"En el corazón de las personas tocadas por la envidia y el celo suceden dos cosas: la amargura y la murmuración como fruto de la amargura" (S.S. Fco.).
Primero, la persona envidiosa, la persona celosa es una persona amarga: no sabe cantar, no sabe reír sinceramente, no sabe qué es la alegría, no sabe qué es el verdadero amor, no sabe ser buen amigo/a, no sabe disfrutar de los detalles de la vida, siempre mira lo "que tiene aquel y yo no tengo".
Segundo, el fruto de la amargura es la murmuración. Las personas tocadas por el celo y la envidia no hacen otra cosa que murmurar, hacer chismerío, hablar mal de todos, sembrar odio, división y enemistades. Estas personas no toleran que el otro tenga algo ni sea alguien ni sea diferente o sea mejor que ellas. La solución es rebajar con el chisme y la murmuración. La solución es ponerle muchos obstáculos, hacerle la vida imposible.
El chisme y la murmuración es el instrumento de los envidiosos, de los celosos, de los amargados, de los que se sienten menos. ¡Estos, y esto, abundan en las familias, en la sociedad, en las iglesias! Las murmuraciones y los celos destruyen a las personas, impiden la felicidad, la fraternidad, destruyen muchas cosas buenas y loables.
Con cierta perplejidad digo que cuantas cosas valiosas... cuantos proyectos, sueños y esperanzas...cuantas amistades sinceras... con la semilla de los celos y la envidia no se han destruido, no han derramado lágrimas, no han suscitado decepciones, frustraciones.
Desterremos los celos y las murmuraciones de nuestros corazones, de nuestras comunidades, del mundo.

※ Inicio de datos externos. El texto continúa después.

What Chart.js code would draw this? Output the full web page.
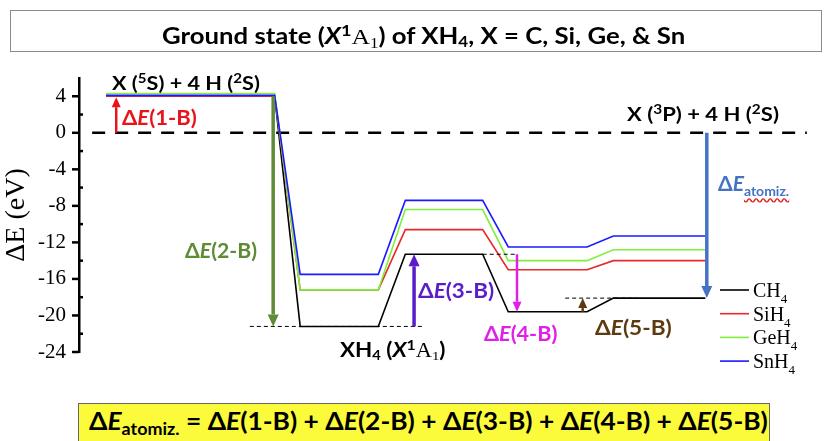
<!DOCTYPE html>
<html>
<head>
<meta charset="utf-8">
<script src="https://cdn.jsdelivr.net/npm/chart.js@4.4.1/dist/chart.umd.min.js"></script>
<style>
body{margin:0;background:#fff;overflow:hidden}
#wrap{position:relative;width:833px;height:441px;font-family:Lato,"Open Sans",sans-serif}
#c{position:absolute;left:0;top:0}
.lbl{position:absolute;font-weight:bold;white-space:nowrap;line-height:1;transform-origin:left center;
  transform:translateY(-50%) scaleX(var(--sx,1))}
.serif{font-family:"Liberation Serif",serif;font-weight:normal}
.up{font-size:70%;vertical-align:0.5em}
.dn{font-size:66%;vertical-align:-0.25em}
#titlebox{position:absolute;left:10px;top:10px;width:810px;height:40px;border:1.5px solid #8a8a8a;
  text-align:center;line-height:38px;font-weight:bold;font-size:22px}
#titlebox span.t{display:inline-block;transform:scaleX(1.17);margin-left:16px}
#sumbox{position:absolute;left:78px;top:403px;width:692px;height:44px;background:#fbfb3c;border:1px solid #666;
  font-weight:bold;font-size:25px;line-height:33px;padding-left:10px;box-sizing:border-box}
#sumbox span.t{display:inline-block;transform-origin:left center;transform:scaleX(1.055)}
</style>
</head>
<body>
<div id="wrap">
<canvas id="c" width="833" height="441"></canvas>
<div id="titlebox"><span class="t">Ground state (<i>X</i><span class="up">1</span><span class="serif">A<span class="dn">1</span></span>) of XH<span class="dn">4</span>, X = C, Si, Ge, &amp; Sn</span></div>

<div class="lbl" style="left:112px;top:82px;font-size:19px;--sx:1.14">X (<span class="up">5</span>S) + 4 H (<span class="up">2</span>S)</div>
<div class="lbl" style="left:627px;top:113px;font-size:19px;--sx:1.16">X (<span class="up">3</span>P) + 4 H (<span class="up">2</span>S)</div>
<div class="lbl" style="left:340px;top:350px;font-size:20px;--sx:1.12">XH<span class="dn">4</span> (<i>X</i><span class="up">1</span><span class="serif">A<span class="dn">1</span></span>)</div>

<div class="lbl" style="left:122px;top:117px;font-size:20px;--sx:1.1;color:#e8141c">&Delta;<i>E</i>(1-B)</div>
<div class="lbl" style="left:185px;top:250px;font-size:20px;--sx:1.06;color:#5f8a36">&Delta;<i>E</i>(2-B)</div>
<div class="lbl" style="left:418px;top:290px;font-size:20px;--sx:1.12;color:#5a1ec8">&Delta;<i>E</i>(3-B)</div>
<div class="lbl" style="left:484px;top:333px;font-size:20px;--sx:1.08;color:#e020e8">&Delta;<i>E</i>(4-B)</div>
<div class="lbl" style="left:595px;top:327px;font-size:20px;--sx:1.13;color:#5e3a10">&Delta;<i>E</i>(5-B)</div>
<div class="lbl" style="left:718px;top:185px;font-size:21px;color:#4472c4">&Delta;<i>E</i><span style="font-size:14px;vertical-align:-0.4em;text-decoration:underline wavy #e02020">atomiz.</span></div>

<div id="sumbox"><span class="t">&Delta;<i>E</i><span style="font-size:17px;vertical-align:-0.3em">atomiz.</span> = &Delta;<i>E</i>(1-B) + &Delta;<i>E</i>(2-B) + &Delta;<i>E</i>(3-B) + &Delta;<i>E</i>(4-B) + &Delta;<i>E</i>(5-B)</span></div>
</div>

<script>
// posiciones de los niveles (coordenada de reaccion, 0-100)
const levelStart = [3.7, 30.3, 44.7, 58.8, 73.2];
const levelEnd = [26.8, 41.0, 55.3, 69.6, 85.8];

// energias (eV) de cada nivel
const ch4 = [4.0, -21.2, -13.3, -19.6, -18.1];
const sih4 = [4.0, -17.2, -10.6, -15.0, -14.0];
const geh4 = [4.3, -17.2, -8.4, -14.0, -12.8];
const snh4 = [4.1, -15.5, -7.4, -12.5, -11.3];

const seriesNames = ['CH4', 'SiH4', 'GeH4', 'SnH4'];
const seriesColors = ['#000000', '#e8282a', '#7ff03a', '#1a1aff'];

// linea de cero punteada
const zeroLineX = [1.8, 99.7];

// lineas guia punteadas finas
const guideY = [-21.2, -13.3, -18.1];
const guideFrom = [23.4, 55.3, 66.6];
const guideTo = [47.0, 60.1, 76.4];

// flechas: posicion x, desde, hasta
const arrowX = [5.1, 26.6, 45.9, 60.0, 69.0, 86.0];
const arrowFrom = [0, 4.0, -21.2, -13.3, -19.6, 0];
const arrowTo = [3.9, -21.2, -13.3, -19.6, -18.1, -18.1];
const arrowColors = ['#e8141c', '#5f8a36', '#5a1ec8', '#e020e8', '#5e3a10', '#4472c4'];
const arrowWidths = [2.5, 3.5, 3.5, 2.5, 2.5, 3.5];

// marcas del eje y
const yMin = -24, yMax = 6, yStep = 2;

function buildPoints(levels) {
    const pts = [];
    for (let i = 0; i < levels.length; i++) {
        pts.push({x: levelStart[i], y: levels[i]});
        pts.push({x: levelEnd[i], y: levels[i]});
    }
    return pts;
}

const allLevels = [ch4, sih4, geh4, snh4];
const datasets = allLevels.map((lv, i) => ({
    label: seriesNames[i],
    data: buildPoints(lv),
    borderColor: seriesColors[i],
    borderWidth: 1.6,
    order: 10 - i   // SnH4 queda encima
}));
datasets.push({
    label: 'zero',
    data: zeroLineX.map(x => ({x: x, y: 0})),
    borderColor: '#000',
    borderWidth: 2.6,
    borderDash: [13, 10],
    order: 20
});

function drawArrow(ctx, x, y0, y1, color, w) {
    const dir = Math.sign(y1 - y0);
    const head = w > 3 ? 12 : 10;
    const half = w > 3 ? 5.5 : 4.5;
    ctx.strokeStyle = color;
    ctx.lineWidth = w;
    ctx.setLineDash([]);
    ctx.beginPath();
    ctx.moveTo(x, y0);
    ctx.lineTo(x, y1 - dir * head);
    ctx.stroke();
    ctx.fillStyle = color;
    ctx.beginPath();
    ctx.moveTo(x, y1);
    ctx.lineTo(x - half, y1 - dir * head);
    ctx.lineTo(x + half, y1 - dir * head);
    ctx.closePath();
    ctx.fill();
}

const decor = {
    id: 'decor',
    afterDatasetsDraw(chart) {
        const ctx = chart.ctx;
        const xs = chart.scales.x, ys = chart.scales.y;
        ctx.save();
        // guias
        ctx.strokeStyle = '#000';
        ctx.lineWidth = 1;
        ctx.setLineDash([4, 3]);
        for (let i = 0; i < guideY.length; i++) {
            const py = ys.getPixelForValue(guideY[i]);
            ctx.beginPath();
            ctx.moveTo(xs.getPixelForValue(guideFrom[i]), py);
            ctx.lineTo(xs.getPixelForValue(guideTo[i]), py);
            ctx.stroke();
        }
        // flechas
        for (let i = 0; i < arrowX.length; i++) {
            drawArrow(ctx, xs.getPixelForValue(arrowX[i]),
                ys.getPixelForValue(arrowFrom[i]), ys.getPixelForValue(arrowTo[i]),
                arrowColors[i], arrowWidths[i]);
        }
        // marcas del eje: mayores hacia afuera, menores hacia adentro
        const ax = chart.chartArea.left;
        ctx.strokeStyle = '#000';
        ctx.lineWidth = 2.5;
        for (let v = yMin; v < yMax; v += yStep) {
            const py = ys.getPixelForValue(v);
            ctx.beginPath();
            if (v % 4 === 0) { ctx.moveTo(ax - 7, py); ctx.lineTo(ax, py); }
            else { ctx.moveTo(ax, py); ctx.lineTo(ax + 4, py); }
            ctx.stroke();
        }
        // leyenda con subindices
        const lx = 720, ly0 = 290, dy = 23.7;
        for (let i = 0; i < seriesNames.length; i++) {
            const py = ly0 + i * dy;
            ctx.strokeStyle = seriesColors[i];
            ctx.lineWidth = 1.6;
            ctx.beginPath();
            ctx.moveTo(lx, py);
            ctx.lineTo(lx + 29, py);
            ctx.stroke();
            const name = seriesNames[i];
            const base = name.slice(0, -1);
            ctx.fillStyle = '#000';
            ctx.textBaseline = 'alphabetic';
            ctx.font = '20px "Liberation Serif"';
            ctx.fillText(base, lx + 33, py + 7);
            const w = ctx.measureText(base).width;
            ctx.font = '13px "Liberation Serif"';
            ctx.fillText(name.slice(-1), lx + 33 + w, py + 13);
        }
        ctx.restore();
    }
};

new Chart(document.getElementById('c'), {
    type: 'line',
    data: {datasets: datasets},
    options: {
        responsive: false,
        animation: false,
        layout: {padding: {top: 78, bottom: 89, right: 24, left: 0}},
        plugins: {legend: {display: false}, tooltip: {enabled: false}},
        elements: {point: {radius: 0}, line: {tension: 0}},
        scales: {
            x: {type: 'linear', min: 0, max: 100, display: false},
            y: {
                min: yMin, max: yMax,
                afterFit(s) { s.width = 79; },
                ticks: {
                    stepSize: yStep, autoSkip: false, padding: 13, color: '#000',
                    font: {family: 'Liberation Serif', size: 21},
                    callback: v => (v % 4 === 0 ? v : '')
                },
                grid: {display: true, drawOnChartArea: false, drawTicks: false},
                border: {display: true, color: '#000', width: 2.5},
                title: {display: true, text: 'ΔE (eV)', color: '#000',
                    font: {family: 'Liberation Serif', size: 28}, padding: {top: 0, bottom: 0}}
            }
        }
    },
    plugins: [decor]
});
</script>
</body>
</html>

¡No más muertes, no más guerras, no más lágrimas por los celos, las envidias, las murmuraciones y los chismeríos! No se entiende a un religioso/a, a Pastores y futuros pastores, a los cristianos/as entrampados en la envidia, en el chisme, en la murmuración y promoviendo estas cosas en los claustros, en los pasillos, en los salones, en las esquinas, en las plazas.
El verdadero discípulo -el verdadero cristiano (seguidor de Cristo)- debe inquietarse, escandalizarse, por el mal que hay en él, no por lo que advierte en los demás (Mt. 7,1-5). El Altísimo nos libre de ser "santurones", de ser ejemplos de vida sin serlo, de creernos los mejores. Que nos ayude a no caer en la tristeza, en la amargura, en las trampas del mal.